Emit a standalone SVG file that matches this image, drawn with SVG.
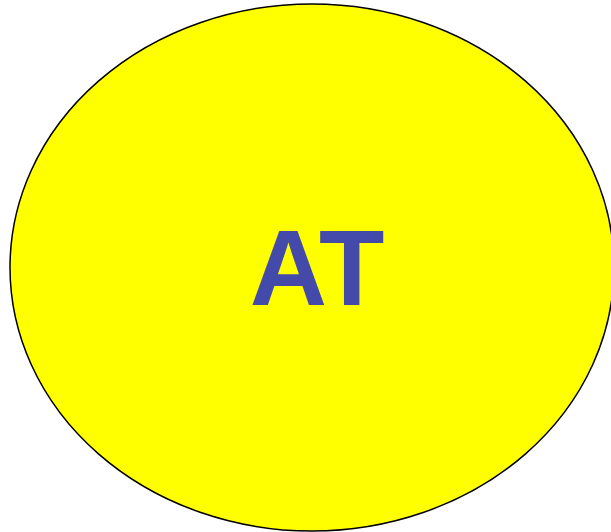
<svg xmlns="http://www.w3.org/2000/svg" width="611" height="532" viewBox="0 0 611 532">
<style>
.node-shape{fill:#ffff00;stroke:#000;stroke-width:1.5}
.label{font-family:"Liberation Sans",Arial,sans-serif;font-weight:bold;fill:#444aaa}
</style>
<rect width="611" height="532" fill="#fff"/>
<g id="connectors"></g>
<g id="node-AT">
<ellipse class="node-shape" cx="312" cy="267.5" rx="302" ry="263.5"/>
<text class="label" x="317" y="305" font-size="107" text-anchor="middle">AT</text>
</g>
</svg>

Objective: Omit the pictures and reproduce the listing exactly.

Task result:
Emit a standalone SVG file that matches this image, drawn with SVG.
<svg xmlns="http://www.w3.org/2000/svg" width="611" height="532" viewBox="0 0 611 532">
<style>
.node-shape{fill:#ffff00;stroke:#000;stroke-width:1.5}
.label{font-family:"Liberation Sans",Arial,sans-serif;font-weight:bold;fill:#444aaa}
</style>
<rect width="611" height="532" fill="#fff"/>
<g id="connectors"></g>
<g id="node-AT">
<ellipse class="node-shape" cx="312" cy="267.5" rx="302" ry="263.5"/>
<text class="label" x="317" y="305" font-size="107" text-anchor="middle">AT</text>
</g>
</svg>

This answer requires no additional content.